Bob Peterson wrote:
On Thu, 2007-08-09 at 09:46 -0400, Wendy Cheng wrote:
Set aside "after this patch, the problem goes away" thing ...
I haven't checked previous three patches yet so I may not have the
overall picture ... but why adding the journal flush spin lock here
could prevent the new inode to get re-used before its associated buffer
are flushed to the logs ? Could you elaborate more ?
+ down_write(&sdp->sd_log_flush_lock);
block = rgblk_search(rgd, goal, GFS2_BLKST_UNLINKED,
GFS2_BLKST_UNLINKED);
+ up_write(&sdp->sd_log_flush_lock);
IIRC, if we don't protect rgblk_search from finding GFS2_BLKST_UNLINKED
blocks, a "deleted" inode may be returned to function
gfs2_inplace_reserve_i which will do an iput on the inode,
which may reference buffers that are being flushed to disk.

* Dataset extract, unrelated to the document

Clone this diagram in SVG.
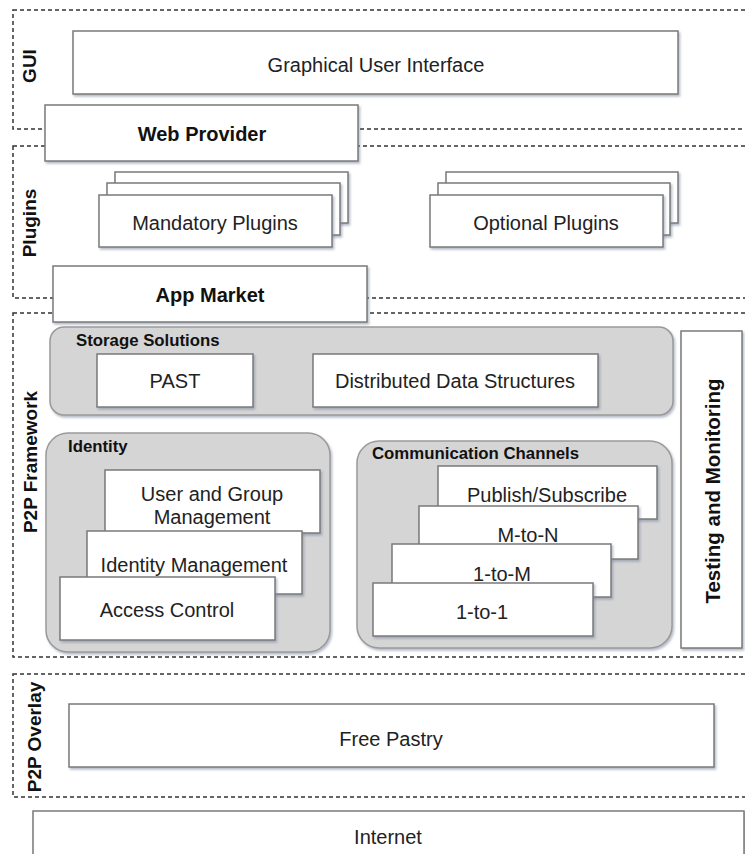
<svg xmlns="http://www.w3.org/2000/svg" width="745" height="854" viewBox="0 0 745 854">
<defs>
<filter id="sh" x="-10%" y="-10%" width="130%" height="140%">
<feDropShadow dx="1.5" dy="2" stdDeviation="1.2" flood-color="#7d87a0" flood-opacity="0.55"/>
</filter>
<style>
.layer{fill:none;stroke:#333;stroke-width:1.5;stroke-dasharray:4 3}
.box{fill:#fff;stroke:#7a7a7a;stroke-width:1.5;filter:url(#sh)}
.grp{fill:#d5d5d5;stroke:#9a9a9a;stroke-width:1.5;filter:url(#sh)}
.t{font-family:"Liberation Sans",Arial,sans-serif;font-size:20px;fill:#222;text-anchor:middle}
.tb{font-family:"Liberation Sans",Arial,sans-serif;font-size:20px;font-weight:bold;fill:#111;text-anchor:middle}
.tl{font-family:"Liberation Sans",Arial,sans-serif;font-size:19px;font-weight:bold;fill:#111;text-anchor:middle}
.tg{font-family:"Liberation Sans",Arial,sans-serif;font-size:16.8px;font-weight:bold;fill:#111}
</style>
</defs>
<rect width="745" height="854" fill="#fff"/>

<g id="layer-gui">
<rect class="layer" x="13" y="10" width="760" height="119"/>
<text class="tl" transform="translate(36,66) rotate(-90)">GUI</text>
</g>
<g id="layer-plugins">
<rect class="layer" x="13" y="146" width="760" height="152"/>
<text class="tl" transform="translate(36,223) rotate(-90)">Plugins</text>
</g>
<g id="layer-framework">
<rect class="layer" x="13" y="313" width="760" height="344"/>
<text class="tl" transform="translate(37,462) rotate(-90)">P2P Framework</text>
</g>
<g id="layer-overlay">
<rect class="layer" x="13" y="674" width="760" height="123"/>
<text class="tl" transform="translate(41,737) rotate(-90)">P2P Overlay</text>
</g>

<g id="gui">
<rect class="box" x="73" y="31" width="605" height="63"/>
<text class="t" x="376" y="72">Graphical User Interface</text>
</g>
<g id="web-provider">
<rect class="box" x="45" y="105" width="313" height="56"/>
<text class="tb" x="202" y="141">Web Provider</text>
</g>
<g id="mandatory-plugins">
<rect class="box" x="115" y="172" width="233" height="51"/>
<rect class="box" x="107" y="183" width="233" height="52"/>
<rect class="box" x="99" y="195" width="233" height="52"/>
<text class="t" x="215" y="230">Mandatory Plugins</text>
</g>
<g id="optional-plugins">
<rect class="box" x="446" y="172" width="232" height="51"/>
<rect class="box" x="438" y="183" width="232" height="52"/>
<rect class="box" x="430" y="195" width="233" height="52"/>
<text class="t" x="546" y="230">Optional Plugins</text>
</g>
<g id="app-market">
<rect class="box" x="53" y="266" width="314" height="56"/>
<text class="tb" x="210" y="302">App Market</text>
</g>

<g id="storage">
<rect class="grp" x="50" y="327" width="623" height="88" rx="14"/>
<text class="tg" x="76" y="346">Storage Solutions</text>
<g id="past">
<rect class="box" x="97" y="354" width="156" height="53"/>
<text class="t" x="175" y="388">PAST</text>
</g>
<g id="dds">
<rect class="box" x="313" y="354" width="285" height="53"/>
<text class="t" x="455" y="388">Distributed Data Structures</text>
</g>
</g>

<g id="identity">
<rect class="grp" x="46" y="433" width="284" height="219" rx="22"/>
<text class="tg" x="68" y="452">Identity</text>
<g id="user-group">
<rect class="box" x="105" y="470" width="215" height="63"/>
<text class="t" x="212" y="501">User and Group</text>
<text class="t" x="212" y="524">Management</text>
</g>
<g id="identity-mgmt">
<rect class="box" x="87" y="531" width="215" height="63"/>
<text class="t" x="194" y="572">Identity Management</text>
</g>
<g id="access-control">
<rect class="box" x="60" y="577" width="215" height="63"/>
<text class="t" x="167" y="617">Access Control</text>
</g>
</g>

<g id="comm">
<rect class="grp" x="357" y="441" width="315" height="207" rx="22"/>
<text class="tg" x="372" y="459">Communication Channels</text>
<g id="pubsub">
<rect class="box" x="438" y="466" width="219" height="53"/>
<text class="t" x="547" y="502">Publish/Subscribe</text>
</g>
<g id="m-to-n">
<rect class="box" x="419" y="506" width="219" height="53"/>
<text class="t" x="528" y="542">M-to-N</text>
</g>
<g id="one-to-m">
<rect class="box" x="392" y="544" width="219" height="53"/>
<text class="t" x="502" y="581">1-to-M</text>
</g>
<g id="one-to-one">
<rect class="box" x="373" y="583" width="220" height="53"/>
<text class="t" x="482" y="619">1-to-1</text>
</g>
</g>

<g id="testing">
<rect class="box" x="681" y="331" width="61" height="317"/>
<text class="tl" style="font-size:20.5px" transform="translate(720,491) rotate(-90)">Testing and Monitoring</text>
</g>

<g id="free-pastry">
<rect class="box" x="69" y="704" width="645" height="63"/>
<text class="t" x="391" y="746">Free Pastry</text>
</g>
<g id="internet">
<rect class="box" x="33" y="811" width="711" height="60"/>
<text class="t" x="388" y="844">Internet</text>
</g>

<g id="connectors"></g>
</svg>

If almost all blocks in that bitmap are allocated, I think the
deleted block may sometimes be reused and the buffer
associated with the reused block may be changed before it's
actually written out to disk.
Log flushing is an asynchronous event. I still don't see how this can
*protect* the condition you just described (i.e., prevents the block
being assigned to someone else before log flush occurs). Or do I
understand your statement right (i.e., the log flushing must occur
before the block is used by someone else) ? It may *reduce* the
possibility (if log flushing happens at the same time as this
assignment) but I don't see how it can *stop* the condition.
You may "reduce" the (rare) possibility but the real issue is still
hanging there ? If this is true, then I don't agree we have to pay the
price of moving a journal flushing lock into resource handling code.